Ahti, Marja – “Vegetal Negatives” – [Hallow Ground]

lexi glass   9/24/2019   12-inch, A Library

Marja Ahti is a Swedish electroacoustic composer working in Turku, Finland. We’ve come across her work before, both from her solo project Tsembla (reviewed here and here) and from her collaborations with Kemialliset Ystävät. On this 2019 LP from Hallow Ground, the first release under her own name, Ahti draws inspiration from a quotation by the French surrealist writer Rene Daumal where he describes the inner workings of an animal – its structure, its metabolism, even its blood red color – as the inverse of that of a plant’s: the animal is the “vegetal negative.” Ahti explores these ideas – form, energy, color – with her palette of sounds. Tones made with analog synthesizers provide rhythmic patterns, field recordings of natural and manmade environments manifest energy, and carefully played bowl gongs and a harmonium exude warm washes of color. There’s also instances of inversion, as the synths imitate organs (T4), or as ocean recordings find their echoing alien counterpart (T1). Each of these four works rewards close listening, strengthening their pull on your awareness from the inside out.

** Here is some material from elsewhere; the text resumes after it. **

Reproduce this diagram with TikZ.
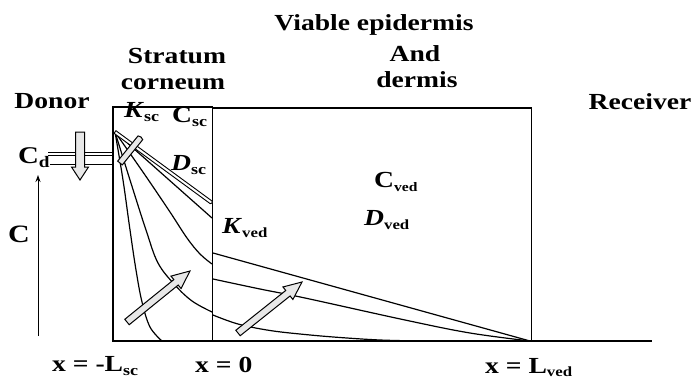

Eleh – "Living Space" – [Touch]

Louie Caliente   9/24/2019   A Library, CD

Space-filling, mind-healing sound baths. Introspective and uplifting. Suitable for headphones and cathedrals alike.

Deep room-rattling hums. Microtonal tweaks and binaural bounces. Subsonic subconscious vibrations.

Minimal pulsating drones that evolve on a human time-scale. Glacial, not geological.

Explorations in resonance and repetition, featuring synthesizers, piano, organ, bass and chimes.